● WHAT THIS TASK INVOLVES:
Omit pictures and quote the listing below line by line, from its start through the line that holds "import * as".

● SUPPLIED MATERIAL:
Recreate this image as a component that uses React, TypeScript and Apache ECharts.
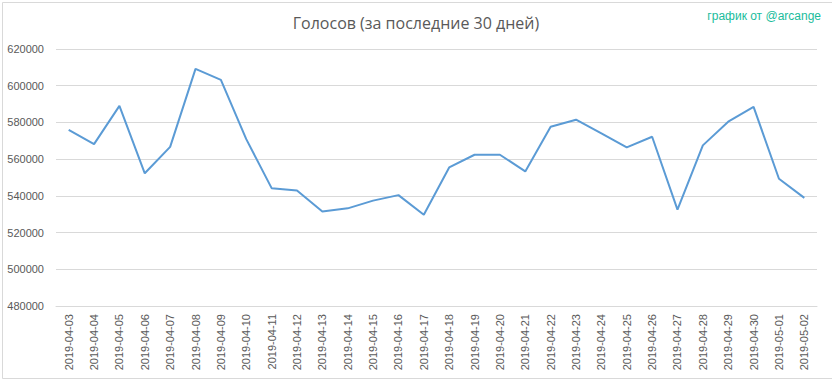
import React, { useEffect, useRef } from "react";
import * as echarts from "echarts";

const categories = [
  "2019-04-03", "2019-04-04", "2019-04-05", "2019-04-06", "2019-04-07", "2019-04-08",
  "2019-04-09", "2019-04-10", "2019-04-11", "2019-04-12", "2019-04-13", "2019-04-14",
  "2019-04-15", "2019-04-16", "2019-04-17", "2019-04-18", "2019-04-19", "2019-04-20",
  "2019-04-21", "2019-04-22", "2019-04-23", "2019-04-24", "2019-04-25", "2019-04-26",
  "2019-04-27", "2019-04-28", "2019-04-29", "2019-04-30", "2019-05-01", "2019-05-02",
];

const votes = [
  576000, 568200, 589000, 552300, 566700, 609200,
  603200, 570900, 544200, 542900, 531500, 533200,
  537400, 540400, 529700, 555500, 562400, 562400,
  553300, 577600, 581500, 574000, 566400, 572200,
  532500, 567500, 580400, 588500, 549300, 538900,
];

const titleText = "Голосов (за последние 30 дней)";
const watermarkText = "график от @arcange";

export default function App() {
  const ref = useRef<HTMLDivElement>(null);
  useEffect(() => {
    if (!ref.current) return;
    const chart = echarts.init(ref.current, null, { renderer: "svg" });
    chart.setOption({
      animation: false,
      backgroundColor: "#ffffff",
      textStyle: { fontFamily: "Liberation Sans" },
      title: {
        text: titleText,
        left: "center",
        top: 10,
        textStyle: { fontSize: 16, fontWeight: "normal", color: "#595959", fontFamily: "Open Sans" },
      },
      graphic: [
        {
          type: "rect",
          left: 0,
          top: 0,
          shape: { x: 0.5, y: 0.5, width: 830, height: 376 },
          style: { fill: "none", stroke: "#d9d9d9", lineWidth: 1 },
          silent: true,
          z: -1,
        },
        {
          type: "text",
          right: 11,
          top: 10,
          style: { text: watermarkText, fill: "#1abc9c", fontSize: 12, fontFamily: "Liberation Sans" },
        },
      ],
      grid: { left: 56, right: 15, top: 49, bottom: 73, containLabel: false },
      xAxis: {
        type: "category",
        data: categories,
        boundaryGap: true,
        axisLine: { show: true, lineStyle: { color: "#d9d9d9" } },
        axisTick: { show: false },
        axisLabel: { rotate: 90, interval: 0, fontSize: 11, color: "#595959", margin: 8 },
      },
      yAxis: {
        type: "value",
        min: 480000,
        max: 620000,
        interval: 20000,
        axisLine: { show: false },
        axisTick: { show: false },
        axisLabel: {
          fontSize: 11,
          color: "#595959",
          margin: 12,
          formatter: (v: number) => String(v),
        },
        splitLine: { lineStyle: { color: "#d9d9d9", width: 1 } },
      },
      series: [
        {
          type: "line",
          data: votes,
          symbol: "none",
          lineStyle: { color: "#5b9bd5", width: 2 },
        },
      ],
    });
    return () => chart.dispose();
  }, []);
  return <div ref={ref} style={{ width: 832, height: 379, position: "absolute", left: 0, top: 0 }} />;
}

● FINAL RESULT:
Recreate this image as a component that uses React, TypeScript and Apache ECharts.
import React, { useEffect, useRef } from "react";
import * as echarts from "echarts";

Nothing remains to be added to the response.